I already have all the things I need
In my life I need a few things. Food, shelter, heat and medical care. I have all of these and by no means are they basic. In our home we eat very well - fresh vegetables (organic if we can) and meat (usually free-range). We even make our own yoghurt from almond milk. A luxury diet that even includes cake!
Our home is warm and comfortable, and because I have a medical card I do not have to worry about paying for my care. Last week the Occupational Therapist visited and realised I needed a stool for my shower and a perching chair for the kitchen. Within a few hours they arrived. Not bad, really. On top of that, my medicine is almost free.
What about the luxuries?
Cake – tick. Holidays – tick (in fact we just got back from the USA). I can even afford to buy new clothes and insure my car.
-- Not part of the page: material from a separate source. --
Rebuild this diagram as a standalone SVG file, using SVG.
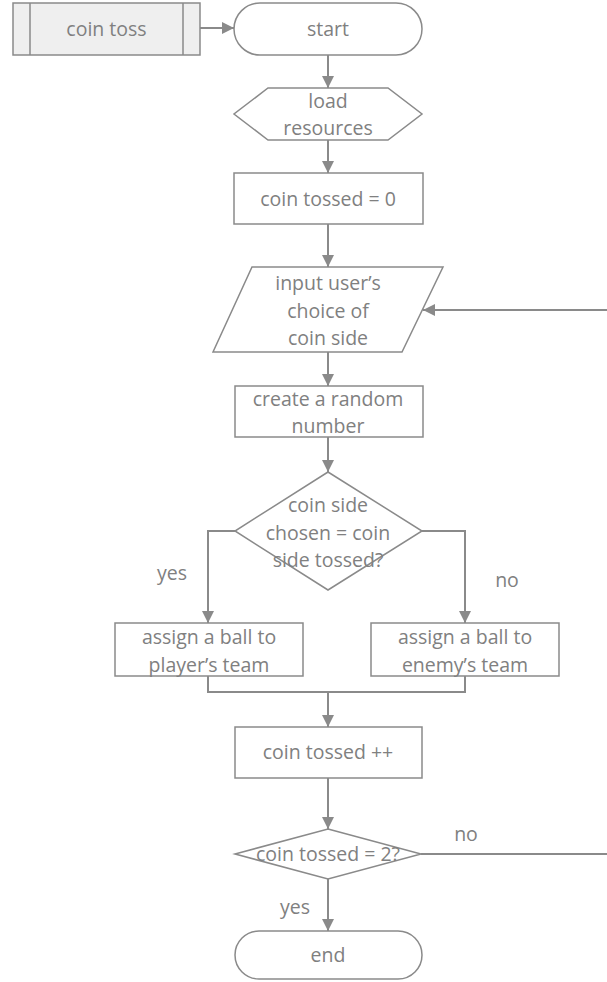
<svg xmlns="http://www.w3.org/2000/svg" width="607" height="982" viewBox="0 0 607 982">
<defs>
<marker id="ah" markerUnits="userSpaceOnUse" markerWidth="12" markerHeight="12" viewBox="0 0 12 12" refX="12" refY="6" orient="auto">
<path d="M0,0 L12,6 L0,12 Z" fill="#8a8a8a"/>
</marker>
</defs>
<style>
.s{fill:#fff;stroke:#8a8a8a;stroke-width:1.5}
.c{fill:none;stroke:#8a8a8a;stroke-width:2}
.t{font-family:"Open Sans","Liberation Sans",sans-serif;font-size:19.5px;fill:#808080;text-anchor:middle}
.l{font-family:"Open Sans","Liberation Sans",sans-serif;font-size:19.5px;fill:#808080;text-anchor:middle}
</style>
<rect width="607" height="982" fill="#fff"/>
<g id="connectors">
<path class="c" d="M200,28 H234" marker-end="url(#ah)"/>
<path class="c" d="M328,55 V88" marker-end="url(#ah)"/>
<path class="c" d="M328,140 V173" marker-end="url(#ah)"/>
<path class="c" d="M328,224 V267" marker-end="url(#ah)"/>
<path class="c" d="M328,352 V386" marker-end="url(#ah)"/>
<path class="c" d="M328,437 V472" marker-end="url(#ah)"/>
<path class="c" d="M235,531 H208 V623" marker-end="url(#ah)"/>
<path class="c" d="M422,531 H465 V623" marker-end="url(#ah)"/>
<path class="c" d="M208,676 V692 H465 V676"/>
<path class="c" d="M328,692 V727" marker-end="url(#ah)"/>
<path class="c" d="M328,777 V829" marker-end="url(#ah)"/>
<path class="c" d="M328,879 V931" marker-end="url(#ah)"/>
<path class="c" d="M421,854 H607"/>
<path class="c" d="M607,310 H423" marker-end="url(#ah)"/>
<text class="l" x="172" y="580">yes</text>
<text class="l" x="507" y="587">no</text>
<text class="l" x="466" y="841">no</text>
<text class="l" x="295" y="914">yes</text>
</g>
<g id="coin-toss">
<rect x="13" y="3" width="187" height="52" fill="#efefef" stroke="#8a8a8a" stroke-width="1.5"/>
<path d="M30,3 V55 M183,3 V55" stroke="#8a8a8a" stroke-width="1.5"/>
<text class="t" x="106.5" y="36">coin toss</text>
</g>
<g id="start">
<rect class="s" x="234" y="3" width="188" height="52" rx="26"/>
<text class="t" x="328" y="36">start</text>
</g>
<g id="load">
<path class="s" d="M268,88 H388 L422,114 L388,140 H268 L234,114 Z"/>
<text class="t" x="328" y="108">load</text>
<text class="t" x="328" y="135">resources</text>
</g>
<g id="init">
<rect class="s" x="234" y="173" width="189" height="51"/>
<text class="t" x="328" y="206">coin tossed = 0</text>
</g>
<g id="input">
<path class="s" d="M252,267 H443 L402,352 H213 Z"/>
<text class="t" x="328" y="290">input user’s</text>
<text class="t" x="328" y="318">choice of</text>
<text class="t" x="328" y="345">coin side</text>
</g>
<g id="random">
<rect class="s" x="235" y="386" width="188" height="51"/>
<text class="t" x="328" y="406">create a random</text>
<text class="t" x="328" y="433">number</text>
</g>
<g id="decision1">
<path class="s" d="M328,472 L422,531 L328,590 L235,531 Z"/>
<text class="t" x="328" y="512">coin side</text>
<text class="t" x="328" y="540">chosen = coin</text>
<text class="t" x="328" y="567">side tossed?</text>
</g>
<g id="player">
<rect class="s" x="115" y="623" width="188" height="53"/>
<text class="t" x="209" y="644">assign a ball to</text>
<text class="t" x="209" y="672">player’s team</text>
</g>
<g id="enemy">
<rect class="s" x="371" y="623" width="188" height="53"/>
<text class="t" x="465" y="644">assign a ball to</text>
<text class="t" x="465" y="672">enemy’s team</text>
</g>
<g id="increment">
<rect class="s" x="235" y="727" width="187" height="51"/>
<text class="t" x="328" y="759">coin tossed ++</text>
</g>
<g id="decision2">
<path class="s" d="M328,829 L421,854 L328,879 L235,854 Z"/>
<text class="t" x="328" y="861">coin tossed = 2?</text>
</g>
<g id="end">
<rect class="s" x="235" y="931" width="187" height="48" rx="24"/>
<text class="t" x="328" y="962">end</text>
</g>
</svg>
On the surface life is good. I choose to work to allow for those few extra luxuries, but I don’t have a massive income. And neither does my partner.
Don’t get me wrong - not everyone who lives with a chronic illness will be able to afford these kind of luxuries all the time. But with a slight change in mindset, it is possible to lead a more frugal and (hopefully!) financially stable life.
My top money saving tips
Plan, plan, plan
You’ll need to figure out what you will be spending every week, and what you expect the big bills to be. For me, car insurance is a big cost (about €500 per year), so every month I put some money into a separate savings account for this. I prefer not to use monthly payment plans because the extra charges can be huge, and I’d rather have the money in my pocket!
Another big bill in the winter, specifically, is heating. I deposit money with the oil company in advance every month, so I can make an order at any time. Pre-paying for things like utility bills means avoiding big costs building up, making for a much less stressful life - which is very important when you live with MS.
In my opinion, rich people spend less money on things because they negotiate discounts on bulk orders. Instead of buying a small four pack of toilet rolls, they’ll buy 24. Even for heating oil (as mentioned above), buying a full tank means you’ll save a few cents per litre. These small savings add up and allow me to save for the bigger things.
Yes, I do trawl through the discount bins in shops looking for great deals. The reduced aisle in the supermarket is always a good place to find discounted food and drink that is still within its sell-by date.
Buy better, buy less
My current focus is on Merino wool products. I have found a pair of socks made from this material and they come with a lifetime warranty. They were expensive to buy initially, but I will never have to replace them (wahoo!). They also don’t need to be washed as often (this type of wool is antimicrobial and doesn’t smell as easily), which means another saving on laundry bills. They also have additional benefits for me as my MS make it harder to keep my feet warm. Keeping my feet nice and toasty also saves on heating costs as the house doesn’t have to be so hot.
I’ve realised that my mindset is crucial to making this story a success. Focusing on the positives and being grateful for what I do have, makes me see the good side of life.
There are days when I fail at being positive, and they are dark. All I can see is the pain, the lost mobility, and the unproductive days, with no prospect of change. It’s horrible. My eyes moisten, my hands tremble and I grasp the duvet and pull it around me, although it gives no comfort. These are hard days.
Yet, somehow, I manage to dig deep, rebooting myself and shedding the cloak of despair. I will not allow the negativity take precedence. I find the good things, the positives. And even though I am fifty and medically retired, these days I see myself as a young Millennial.
In my eyes I have achieved financial independence.